The Clock Is Ticking on the Old Consulting Model: Are You Prepared?

At the end of March my newsfeed feed coincidentally led me to two recent reports on management consulting that paint a clear picture of where management consulting is headed.  The destination may feel uncomfortable for individuals and firms that haven't started moving.

The first report projects the global AI consulting market will grow from $8.4 billion in 2024 to $59.4 billion by 2034, a compound annual growth rate of 21.6%. That number alone tells you something important: Clients aren't just curious about AI anymore. They're spending serious money to get it right. The shortage of in-house expertise is real, and organizations are turning to outside consultants to fill that gap. For now, that's good news for the profession.

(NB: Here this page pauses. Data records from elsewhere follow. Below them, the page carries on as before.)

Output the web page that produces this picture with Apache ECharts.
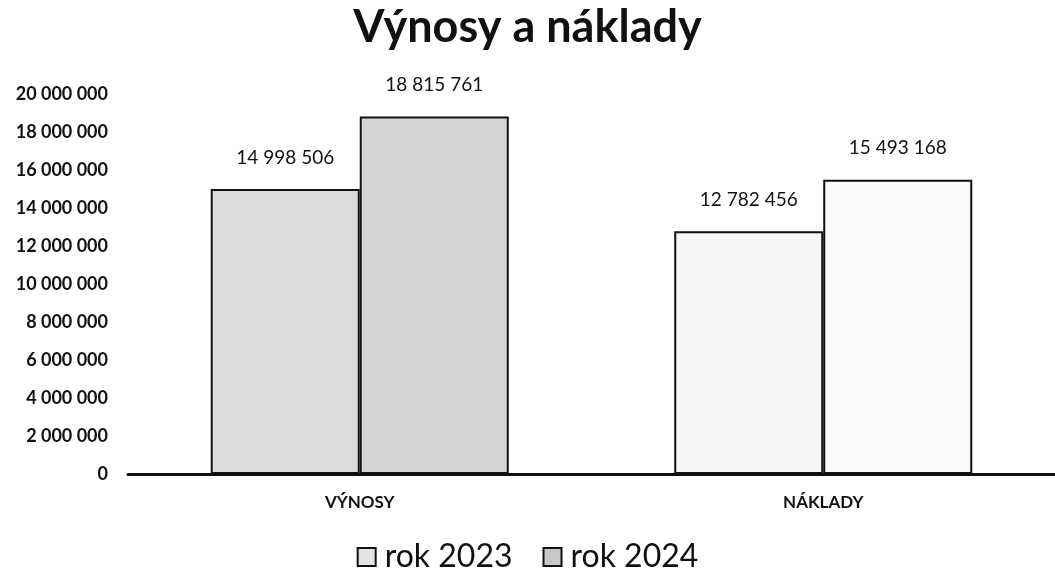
<!DOCTYPE html>
<html>
<head>
<meta charset="utf-8">
<script src="https://cdn.jsdelivr.net/npm/echarts@6/dist/echarts.min.js"></script>
<style>html,body{margin:0;padding:0;background:#fff;}#c{width:1055px;height:580px;}</style>
</head>
<body>
<div id="c"></div>
<script>
var categories = ['VÝNOSY', 'NÁKLADY'];
var seriesNames = ['rok 2023', 'rok 2024'];
var values2023 = [14998506, 12782456];
var values2024 = [18815761, 15493168];
var yMin = 0, yMax = 20000000, yStep = 2000000;

function fmt(v) {
  return String(Math.round(v)).replace(/\B(?=(\d{3})+(?!\d))/g, ' ');
}
var itemColors2023 = ['#dcdcdc', '#f6f6f6'];
var itemColors2024 = ['#d4d4d4', '#fafafa'];

var chart = echarts.init(document.getElementById('c'));
var font = 'Lato, "Open Sans", sans-serif';
function mk(name, vals, cols, legendColor) {
  return {
    name: name,
    type: 'bar',
    barWidth: 149,
    barGap: '0%',
    itemStyle: { color: legendColor, borderColor: '#111', borderWidth: 2 },
    label: {
      show: true, position: 'top', distance: 22,
      formatter: function (p) { return fmt(p.value); },
      fontFamily: font, fontSize: 19, color: '#111'
    },
    data: vals.map(function (v, i) {
      return { value: v, itemStyle: { color: cols[i] } };
    })
  };
}
chart.setOption({
  animation: false,
  backgroundColor: '#fff',
  title: {
    text: 'Výnosy a náklady', left: 'center', top: 0,
    textStyle: { fontFamily: font, fontWeight: 'bold', fontSize: 45, color: '#111' }
  },
  legend: {
    bottom: 2, left: 'center', itemWidth: 18, itemHeight: 18, itemGap: 30,
    icon: 'rect',
    itemStyle: { borderColor: '#111', borderWidth: 2 },
    textStyle: { fontFamily: font, fontSize: 32, color: '#111', padding: [0, 0, 0, 4] },
    data: seriesNames
  },
  grid: { left: 128, right: 0, top: 94, bottom: 106 },
  xAxis: {
    type: 'category', data: categories,
    axisLine: { lineStyle: { color: '#111', width: 3 } },
    axisTick: { show: false },
    axisLabel: { fontFamily: font, fontWeight: 'bold', fontSize: 17, color: '#111', margin: 20 }
  },
  yAxis: {
    type: 'value', min: yMin, max: yMax, interval: yStep,
    axisLine: { show: false }, axisTick: { show: false },
    splitLine: { show: false },
    axisLabel: {
      fontFamily: font, fontWeight: 'bold', fontSize: 18, color: '#111', margin: 20,
      formatter: function (v) { return fmt(v); }
    }
  },
  series: [
    mk(seriesNames[0], values2023, itemColors2023, '#e4e4e4'),
    mk(seriesNames[1], values2024, itemColors2024, '#c8c8c8')
  ]
});
</script>
</body>
</html>
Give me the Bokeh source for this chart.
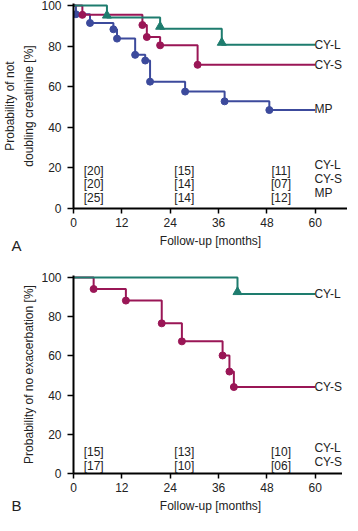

But the second article introduces a harder truth. When AI can produce overnight the same strategic analysis that once required a team of consultants and months of work, the traditional billing model starts to look both outdated and fragile. The argument is straightforward: Consulting has always been built on high human labor costs and high hourly fees. AI flips that equation. The real investment moves to building the system, and once built, serving additional clients becomes cheap.

What remains valuable as a consultant after that shift? You. Your judgment. Your interpretation. Your trustworthiness. The relationship between consultant and client that no algorithm can replicate. The articles suggest consulting is moving toward productized, subscription-based advisory with clients paying for ongoing access to analytical capability, with human consultants adding value through insight rather than raw research hours.

Larger professional services firms face the steepest organizational resistance to change. For independent and boutique consultants, this is an opportunity.  Smaller practices can move faster, more agile, build smarter, and differentiate around the very thing AI cannot commoditize: wisdom and trust earned through professional experience. You demonstrate your capabilities (wisdom) and trust not so much in ‘what’ you consult in, rather it in ‘How’ you consult to management. Your wisdom and trust is bundled into the How of your consulting. Thus, this the need to make an overt professional/marketing statement for market differentiation by adherence to an enforceable Code of Ethics and to a Code of Conduct for the protection of your prospects, clients, and indeed the profession.  By membership in IMCUSA you attest to your adherence to those two differentiators.

The firms that thrive won't necessarily be the biggest. The individuals that pivot will survive. They'll be the ones who decide and decide soon.